Each file stored in Castor is allocated a unique FileID. Following our understanding of the cause of the data loss it was realized that File IDs within Castor were being re-used. This was a direct consequence of picking up the older version of the database containing the Castor nameserver. Following discussions with the Castor developers a mechanism was identified whereby files that made use of a recycled FileID could subsequently be deleted in error. This possibility was very unlikely, it only provided a mechanism where a file in one Castor instance could be  deleted by an explicit request to do so via another instance. I.e. the  usual file security could be circumvented. Although this theoretical possibility was very unlikely to appear in practice a short intervention was made on 15th October to eliminate this risk for further files. The value of the FileID was increased beyond the value it had reached before the failures on 4th October.

Current Situation.

All the four disk arrays that showed problems were removed from production before services were restarted. The databases are currently hosted on older disk systems which have  a proven reliability, but do not have the resilience we theoretically had before the failures.
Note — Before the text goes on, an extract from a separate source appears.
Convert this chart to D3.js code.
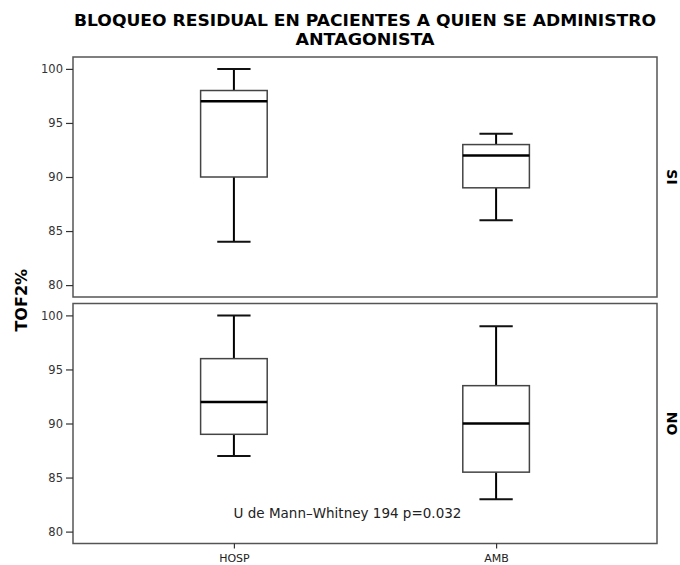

Work has been ongoing to check and improve issues such as spares for these temporary systems and to provide an alternative disk array should there be another failure. Work has been ongoing to get to the bottom of the hardware issue. Likewise other procedure, including the architecture of the database systems (as led to the wrong database being picked up) and procedures at Castor start-up are being reviewed. This incident, which is overseen by the Tier’s disaster management process, is ongoing. All actions taken during the complex sequence of events is being looked at to ensure we do not suffer another data loss in this way.